On July 11, House Financial Services Committee Chairman Jeb Hensarling (R-TX) outlined legislation set to be unveiled next week that is designed to reform the housing finance market. The centerpiece of the comprehensive bill is a plan to end the government’s conservatorship of Fannie Mae and Freddie Mac over a five year period, move those entities into receivership, and liquidate them. The bill would aim to replace the government-backed mortgage finance companies with a secondary market funded only by private capital, supported by a non-government, not-for-profit mortgage market utility regulated by the FHFA. The legislation also will include numerous provisions designed to “break down barriers to private investment capital,” including by delaying implementation of Basel III capital rules for community financial institutions and incorporating portions of a bipartisan proposal to change the calculation of loan points and fees in determining qualified mortgage eligibility. Finally, the bill would separate the FHA from HUD, limit the FHA’s mission to only serving first-time homebuyers and borrowers below 115% of area median income (AMI) nationwide or 150% of AMI in high-cost areas, lower the minimum and maximum FHA loan limits, and increase FHA down payment requirements, among other changes to the FHA program.

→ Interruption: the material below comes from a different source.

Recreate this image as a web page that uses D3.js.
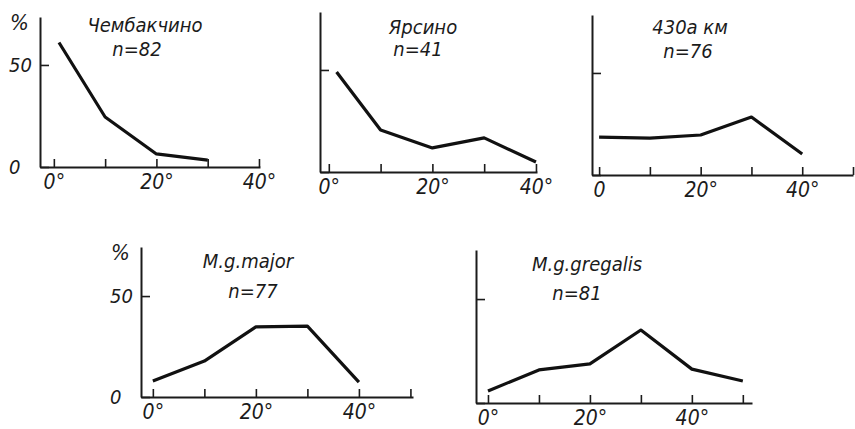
<!DOCTYPE html>
<html>
<head>
<meta charset="utf-8">
<script src="https://cdn.jsdelivr.net/npm/d3@7"></script>
<style>
body { margin: 0; background: #fff; }
text { font-family: "DejaVu Sans Condensed", "Liberation Sans Narrow", sans-serif; font-style: italic; fill: #1b1b1b; }
</style>
</head>
<body>
<script>
// datos (% de individuos por angulo)
var titulos = ["Чембакчино", "Ярсино", "430а км", "M.g.major", "M.g.gregalis"]
var muestras = [82, 41, 76, 77, 81]

var gradosChembakchino = [1, 10, 20, 30]
var valoresChembakchino = [61, 24.5, 6.4, 3.4]
var gradosYarsino = [1.5, 10, 20, 30, 40]
var valoresYarsino = [49, 20.6, 11.8, 16.7, 4.9]
var grados430 = [0, 10, 20, 30, 40]
var valores430 = [18.6, 18.1, 19.6, 28.4, 10.3]
var gradosMajor = [0, 10, 20, 30, 40]
var valoresMajor = [7.9, 17.8, 34.7, 35.1, 7.4]
var gradosGregalis = [0, 10, 20, 30, 40, 50]
var valoresGregalis = [5.8, 15.9, 18.8, 35.1, 16.3, 10.6]

var ticksX = [0, 10, 20, 30, 40, 50]
var etiquetasX = ["0°", "", "20°", "", "40°", ""]
var etiquetasX430 = ["0", "", "20°", "", "40°", ""]
var ticksY = [0, 50]
var etiquetasY = ["0", "50"]

var width = 855
var height = 429

// posicion de cada grafico
var paneles = [
    {i: 0, grados: gradosChembakchino, valores: valoresChembakchino, etiq: etiquetasX, nTicks: 5, ejeY: true,
     xDom: [-2.7, 40.2], xRan: [40, 260], yDom: [0, 73.5], yRan: [167, 17], tx: 145, ty: 25, nx: 137, ny: 47},
    {i: 1, grados: gradosYarsino, valores: valoresYarsino, etiq: etiquetasX, nTicks: 5, ejeY: false,
     xDom: [-1.7, 40.2], xRan: [320, 537], yDom: [0, 78.4], yRan: [172, 12], tx: 423, ty: 27, nx: 418, ny: 47},
    {i: 2, grados: grados430, valores: valores430, etiq: etiquetasX430, nTicks: 6, ejeY: false,
     xDom: [-1.4, 50], xRan: [592, 853], yDom: [0, 78.4], yRan: [175, 15], tx: 690, ty: 27, nx: 688, ny: 49},
    {i: 3, grados: gradosMajor, valores: valoresMajor, etiq: etiquetasX, nTicks: 6, ejeY: true,
     xDom: [-2.3, 50.5], xRan: [141, 413], yDom: [0, 74.3], yRan: [397, 247], tx: 248, ty: 261, nx: 253, ny: 289},
    {i: 4, grados: gradosGregalis, valores: valoresGregalis, etiq: etiquetasX, nTicks: 6, ejeY: false,
     xDom: [-2.35, 51.8], xRan: [476, 752], yDom: [0, 73.6], yRan: [403, 250], tx: 587, ty: 264, nx: 577, ny: 291}
]

var svg = d3.select("body")
    .append("svg")
    .attr("width", width)
    .attr("height", height)

paneles.forEach(function (p) {
    var escalaX = d3.scaleLinear().domain(p.xDom).range(p.xRan)
    var escalaY = d3.scaleLinear().domain(p.yDom).range(p.yRan)

    // eje X con marcas hacia arriba
    var ejeX = d3.axisBottom(escalaX)
        .tickValues(ticksX.slice(0, p.nTicks))
        .tickFormat((d, k) => p.etiq[k])
        .tickSizeInner(-8)
        .tickSizeOuter(0)
        .tickPadding(7)

    var gx = svg.append("g")
        .attr("transform", "translate(0," + p.yRan[0] + ")")
        .call(ejeX)
    gx.select(".domain").attr("stroke", "#1b1b1b").attr("stroke-width", 2)
    gx.selectAll(".tick line").attr("stroke", "#1b1b1b").attr("stroke-width", 1.6)
    gx.selectAll("text").style("font-size", "21px").attr("fill", "#1b1b1b")

    // eje Y
    var ejeY = d3.axisLeft(escalaY)
        .tickValues(ticksY)
        .tickFormat((d, k) => p.ejeY ? etiquetasY[k] : "")
        .tickSizeInner(-9)
        .tickSizeOuter(0)

    var gy = svg.append("g")
        .attr("transform", "translate(" + p.xRan[0] + ",0)")
        .call(ejeY)
    gy.select(".domain").attr("stroke", "#1b1b1b").attr("stroke-width", 2)
    gy.selectAll(".tick line").attr("stroke", "#1b1b1b").attr("stroke-width", 1.6)
    gy.selectAll("text")
        .style("font-size", "20px")
        .attr("fill", "#1b1b1b")
        .attr("text-anchor", "start")
        .attr("x", -31)

    if (p.ejeY) {
        svg.append("text")
            .attr("x", p.xRan[0] - 30)
            .attr("y", p.yRan[1] + 13)
            .style("font-size", "22px")
            .text("%")
    }

    // linea de datos
    var linea = d3.line()
        .x((d, k) => escalaX(p.grados[k]))
        .y(d => escalaY(d))

    svg.append("path")
        .datum(p.valores)
        .attr("d", linea)
        .attr("fill", "none")
        .attr("stroke", "#111")
        .attr("stroke-width", 3.2)
        .attr("stroke-linejoin", "round")

    // titulos
    svg.append("text")
        .attr("x", p.tx)
        .attr("y", p.ty + 7)
        .attr("text-anchor", "middle")
        .style("font-size", "20px")
        .text(titulos[p.i])

    svg.append("text")
        .attr("x", p.nx)
        .attr("y", p.ny + 9)
        .attr("text-anchor", "middle")
        .style("font-size", "20px")
        .text("n=" + muestras[p.i])
})
</script>
</body>
</html>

On June 25, Senators Mark Warner (D-VA) and Bob Corker (R-TN) announced the introduction of a new bill to reform the secondary mortgage market. The bill, known as the Housing Finance Reform and Taxpayer Protection Act, has bipartisan support from several other members of the Senate Banking Committee. The bill is designed to draw private capital back into the secondary mortgage market by providing a limited government guarantee to qualifying mortgage-backed securities (MBS). It would replace over a period of time Fannie Mae and Freddie Mac and in their stead establish the Federal Mortgage Insurance Corporation (FMIC), which would oversee a variety of secondary market utility functions, many of which are similar to those under development by the FHFA. Under the new system, the FMIC would insure MBS securitized by FMIC-approved issuers, provided that the MBS place in the first loss position a private investor with at least 10 cents in equity capital for every dollar of risk. FMIC-insured MBS also would be required to be collateralized by “eligible mortgages” – mortgages that, among other things, meet the CFPB’s ability to pay requirements, have a down payment of at least five percent, and are below the conforming loan limit. The FMIC also would have responsibility for approving bond guarantors to provide credit enhancement, servicers eligible to service loans in MBS pools, and private mortgage insurance companies to insure mortgages with a loan-to-value ratio above 80 percent. The bill also would establish an affordable housing fund subsidized through fees on securitized loans and would grant the FMIC authority to back the entire MBS market for a limited period of time in emergencies.